Description of the task.
Only lines holding the word "chart" should be copied from the material.

⟨

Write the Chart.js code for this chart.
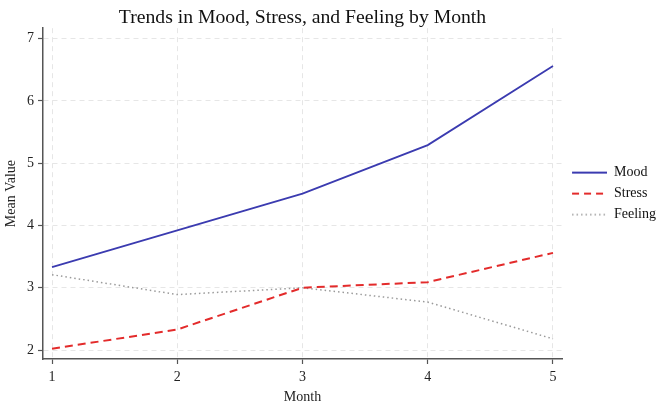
<!DOCTYPE html>
<html>
<head>
<meta charset="utf-8">
<script src="https://cdn.jsdelivr.net/npm/chart.js@4/dist/chart.umd.min.js"></script>
<style>
  html, body { margin: 0; padding: 0; background: #fff; }
  #wrap { width: 666px; height: 415px; }
</style>
</head>
<body>
<div id="wrap"><canvas id="chart" width="666" height="415"></canvas></div>
<script>
// Data
const months = [1, 2, 3, 4, 5];
const mood = [3.33, 3.92, 4.51, 5.29, 6.56];
const stress = [2.02, 2.33, 3.0, 3.09, 3.56];
const feeling = [3.21, 2.89, 3.0, 2.77, 2.18];
const xTicks = [1, 2, 3, 4, 5];
const yTicks = [2, 3, 4, 5, 6, 7];

const serif = "'Liberation Serif', 'DejaVu Serif', serif";
const gridColor = '#e6e6e6';
const axisColor = '#555';
const keyWidth = 38;

// Small line sample used as the legend symbol (keeps the dash pattern)
function lineKey(color, width, dash) {
  const c = document.createElement('canvas');
  c.width = keyWidth;
  c.height = 6;
  const g = c.getContext('2d');
  g.strokeStyle = color;
  g.lineWidth = width;
  g.setLineDash(dash);
  g.beginPath();
  g.moveTo(3, 3);
  g.lineTo(keyWidth, 3);
  g.stroke();
  return c;
}

const toPoints = vals => months.map((m, i) => ({ x: m, y: vals[i] }));

new Chart(document.getElementById('chart'), {
  type: 'line',
  data: {
    datasets: [
      {
        label: 'Mood',
        data: toPoints(mood),
        borderColor: '#3b3bb0',
        borderWidth: 1.8,
        pointRadius: 0,
        pointStyle: lineKey('#3b3bb0', 1.8, [])
      },
      {
        label: 'Stress',
        data: toPoints(stress),
        borderColor: '#e32b2b',
        borderWidth: 2,
        borderDash: [8, 5],
        pointRadius: 0,
        pointStyle: lineKey('#e32b2b', 2, [7, 5])
      },
      {
        label: 'Feeling',
        data: toPoints(feeling),
        borderColor: '#9a9a9a',
        borderWidth: 1.5,
        borderDash: [1.5, 3],
        pointRadius: 0,
        pointStyle: lineKey('#9a9a9a', 1.3, [1.5, 3])
      }
    ]
  },
  options: {
    responsive: false,
    animation: false,
    layout: { padding: { left: 0, right: 0, top: 0, bottom: 0 } },
    plugins: {
      title: {
        display: true,
        text: 'Trends in Mood, Stress, and Feeling by Month',
        fullSize: false,
        color: '#111',
        font: { family: serif, size: 19.7, weight: 'normal', lineHeight: 1.1 },
        padding: { top: 6.5, bottom: 0 }
      },
      legend: {
        position: 'right',
        align: 'center',
        fullSize: false,
        labels: {
          usePointStyle: true,
          pointStyleWidth: keyWidth,
          padding: 7,
          color: '#111',
          font: { family: serif, size: 14 }
        }
      },
      tooltip: { enabled: false }
    },
    scales: {
      x: {
        type: 'linear',
        min: 0.928,
        max: 5.072,
        afterBuildTicks: scale => { scale.ticks = xTicks.map(v => ({ value: v })); },
        afterFit: scale => { scale.height = 56; },
        grid: { color: gridColor, tickColor: axisColor, tickLength: 5, tickWidth: 1.2 },
        border: { color: axisColor, width: 1.5, dash: [5, 4] },
        ticks: { color: '#222', padding: 5, maxRotation: 0, font: { family: serif, size: 14 } },
        title: {
          display: true,
          text: 'Month',
          color: '#222',
          font: { family: serif, size: 14 },
          padding: { top: 0, bottom: 9 }
        }
      },
      y: {
        type: 'linear',
        min: 1.856,
        max: 7.168,
        afterBuildTicks: scale => { scale.ticks = yTicks.map(v => ({ value: v })); },
        afterFit: scale => { scale.width = 43; },
        grid: { color: gridColor, tickColor: axisColor, tickLength: 5, tickWidth: 1.2 },
        border: { color: axisColor, width: 1.5, dash: [5, 4] },
        ticks: { color: '#222', padding: 4, font: { family: serif, size: 14 } },
        title: {
          display: true,
          text: 'Mean Value',
          color: '#222',
          font: { family: serif, size: 14 },
          padding: { top: 3, bottom: 0 }
        }
      }
    }
  }
});
</script>
</body>
</html>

⟩

Finished task.
Write the Chart.js code for this chart.
<script src="https://cdn.jsdelivr.net/npm/chart.js@4/dist/chart.umd.min.js"></script>
<div id="wrap"><canvas id="chart" width="666" height="415"></canvas></div>
new Chart(document.getElementById('chart'), {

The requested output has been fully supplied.